### Stated task
Extract the lines of the material below, beginning with the first and ending with the line that holds "1.2, 1.4, 1.6];". Skip every picture.

--- --- ---

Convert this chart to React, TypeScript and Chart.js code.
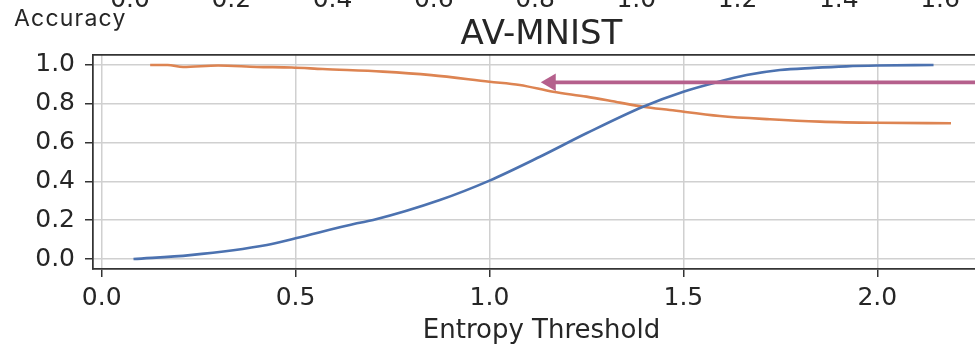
import React, { useEffect, useRef } from "react";
import { Chart, registerables } from "chart.js";

Chart.register(...registerables);

// ---- data ----
const TITLE = "AV-MNIST";
const X_TITLE = "Entropy Threshold";
const Y_CAPTION = "Accuracy";

const X_TICKS = [0, 0.5, 1.0, 1.5, 2.0];
const Y_TICKS = [0, 0.2, 0.4, 0.6, 0.8, 1.0];
const TOP_TICKS = [0, 0.2, 0.4, 0.6, 0.8, 1.0, 1.2, 1.4, 1.6];

const BLUE_X = [0.082, 0.228, 0.426, 0.5, 0.658, 0.7, 0.872, 1.0, 1.13, 1.25, 1.396, 1.5, 1.586, 1.663, 1.749, 1.835, 1.92, 2.0, 2.145];
const BLUE_Y = [0.0, 0.02, 0.072, 0.107, 0.184, 0.201, 0.304, 0.404, 0.527, 0.648, 0.785, 0.862, 0.911, 0.948, 0.974, 0.985, 0.993, 0.997, 1.0];

const ORANGE_X = [0.125, 0.17, 0.21, 0.3, 0.4, 0.49, 0.57, 0.725, 0.85, 1.0, 1.078, 1.164, 1.25, 1.336, 1.396, 1.465, 1.594, 1.723, 1.852, 2.0, 2.19];
const ORANGE_Y = [1.0, 1.0, 0.99, 0.997, 0.99, 0.987, 0.979, 0.966, 0.948, 0.914, 0.897, 0.862, 0.837, 0.806, 0.785, 0.768, 0.737, 0.72, 0.708, 0.702, 0.7];

const ARROW_X = [1.16, 2.4];
const ARROW_Y = 0.911;
const ARROW_HEAD_X = 1.158;

// axis limits
const X_MIN = -0.0224;
const X_MAX = 2.2906;
const Y_MIN = -0.0515;
const Y_MAX = 1.0515;
const TOP_MIN = -0.2568;
const TOP_MAX = 1.6691;

// ---- styles ----
const FONT = "DejaVu Sans";
const TEXT = "#262626";
const SPINE = "#333333";
const GRID = "#d0d0d0";
const BLUE = "#4c72b0";
const ORANGE = "#dd8452";
const ARROW = "#b5608c";

const fixTicks = (vals: number[]) => (s: any) => {
  s.ticks = vals.map((v) => ({ value: v }));
};
const noPadH = (h: number) => (s: any) => {
  s.height = h;
  s.paddingLeft = 0;
  s.paddingRight = 0;
};
const fmt = (v: any) => Number(v).toFixed(1);

export default function App() {
  const ref = useRef<HTMLCanvasElement | null>(null);
  const topRef = useRef<HTMLCanvasElement | null>(null);

  useEffect(() => {
    if (!ref.current || !topRef.current) return;
    const pts = (xs: number[], ys: number[]) => xs.map((x, i) => ({ x, y: ys[i] }));

    // cropped tick labels of the panel above
    const topChart = new Chart(topRef.current, {
      type: "line",
      data: { datasets: [] },
      options: {
        animation: false,
        responsive: false,
        maintainAspectRatio: false,
        devicePixelRatio: 1,
        layout: { padding: 0, autoPadding: false },
        plugins: { legend: { display: false }, tooltip: { enabled: false } },
        scales: {
          x: {
            type: "linear",
            position: "bottom",
            min: TOP_MIN,
            max: TOP_MAX,
            grid: { display: false, drawTicks: false },
            border: { display: false },
            ticks: {
              color: TEXT,
              font: { family: FONT, size: 25, lineHeight: 1 },
              padding: 6.4,
              maxRotation: 0,
              autoSkip: false,
              callback: fmt,
            },
            afterBuildTicks: fixTicks(TOP_TICKS),
            afterFit: noPadH(30),
          },
          y: { display: false },
        },
      } as any,
    });

    const chart = new Chart(ref.current, {
      type: "line",
      data: {
        datasets: [
          {
            data: [{ x: ARROW_HEAD_X, y: ARROW_Y }],
            xAxisID: "x",
            yAxisID: "y",
            showLine: false,
            pointStyle: "triangle",
            rotation: 270,
            pointRadius: 10,
            pointBackgroundColor: ARROW,
            pointBorderWidth: 0,
            borderColor: ARROW,
          },
          {
            data: ARROW_X.map((x) => ({ x, y: ARROW_Y })),
            xAxisID: "x",
            yAxisID: "y",
            borderColor: ARROW,
            borderWidth: 3.75,
            pointRadius: 0,
          },
          {
            data: pts(BLUE_X, BLUE_Y),
            xAxisID: "x",
            yAxisID: "y",
            borderColor: BLUE,
            borderWidth: 2.6,
            pointRadius: 0,
            cubicInterpolationMode: "monotone",
          },
          {
            data: pts(ORANGE_X, ORANGE_Y),
            xAxisID: "x",
            yAxisID: "y",
            borderColor: ORANGE,
            borderWidth: 2.6,
            pointRadius: 0,
            cubicInterpolationMode: "monotone",
          },
        ],
      },
      options: {
        animation: false,
        responsive: false,
        maintainAspectRatio: false,
        devicePixelRatio: 1,
        layout: { padding: 0, autoPadding: false },
        plugins: {
          legend: { display: false },
          tooltip: { enabled: false },
          title: {
            display: true,
            fullSize: false,
            text: TITLE,
            color: TEXT,
            font: { family: FONT, size: 34, weight: "normal", lineHeight: 1 },
            padding: { top: 18.3, bottom: 2.7 },
          },
        },
        scales: {
          xSpine: {
            type: "linear",
            position: "top",
            min: 0,
            max: 1,
            grid: { display: false, drawTicks: false },
            ticks: { display: false },
            border: { display: true, color: SPINE, width: 1.75 },
            afterFit: noPadH(0),
          },
          x: {
            type: "linear",
            position: "bottom",
            min: X_MIN,
            max: X_MAX,
            grid: { color: GRID, lineWidth: 1.5, tickColor: SPINE, tickLength: 8, tickWidth: 1.5 },
            border: { color: SPINE, width: 1.75 },
            ticks: {
              color: TEXT,
              font: { family: FONT, size: 25, lineHeight: 1 },
              padding: 9,
              maxRotation: 0,
              autoSkip: false,
              callback: fmt,
            },
            afterBuildTicks: fixTicks(X_TICKS),
            title: {
              display: true,
              text: X_TITLE,
              color: TEXT,
              font: { family: FONT, size: 26, lineHeight: 1 },
              padding: { top: 0, bottom: 4 },
            },
            afterFit: noPadH(79),
          },
          y: {
            type: "linear",
            position: "left",
            min: Y_MIN,
            max: Y_MAX,
            grid: { color: GRID, lineWidth: 1.5, tickColor: SPINE, tickLength: 8, tickWidth: 1.5 },
            border: { color: SPINE, width: 1.75 },
            ticks: {
              color: TEXT,
              font: { family: FONT, size: 25, lineHeight: 1 },
              padding: 10,
              autoSkip: false,
              callback: fmt,
            },
            afterBuildTicks: fixTicks(Y_TICKS),
            afterFit: (s: any) => {
              s.width = 93;
              s.paddingTop = 0;
              s.paddingBottom = 0;
            },
          },
        },
      } as any,
    });
    return () => {
      chart.destroy();
      topChart.destroy();
    };
  }, []);

  return (
    <div
      style={{
        position: "fixed",
        left: 0,
        top: 0,
        width: 975,
        height: 348,
        overflow: "hidden",
        background: "#ffffff",
      }}
    >
      <canvas
        ref={ref}
        width={990}
        height={348}
        style={{ position: "absolute", left: 0, top: 0, width: 990, height: 348 }}
      />
      <canvas
        ref={topRef}
        width={975}
        height={60}
        style={{ position: "absolute", left: 0, top: -48, width: 975, height: 60 }}
      />
      <div
        style={{
          position: "absolute",
          left: 14,
          top: 7,
          fontFamily: "Inter",
          fontSize: 23,
          lineHeight: "23px",
          letterSpacing: "1.2px",
          color: TEXT,
          whiteSpace: "nowrap",
        }}
      >
        {Y_CAPTION}
      </div>
    </div>
  );
}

--- --- ---

### Correct answer
Convert this chart to React, TypeScript and Chart.js code.
import React, { useEffect, useRef } from "react";
import { Chart, registerables } from "chart.js";

Chart.register(...registerables);

// ---- data ----
const TITLE = "AV-MNIST";
const X_TITLE = "Entropy Threshold";
const Y_CAPTION = "Accuracy";

const X_TICKS = [0, 0.5, 1.0, 1.5, 2.0];
const Y_TICKS = [0, 0.2, 0.4, 0.6, 0.8, 1.0];
const TOP_TICKS = [0, 0.2, 0.4, 0.6, 0.8, 1.0, 1.2, 1.4, 1.6];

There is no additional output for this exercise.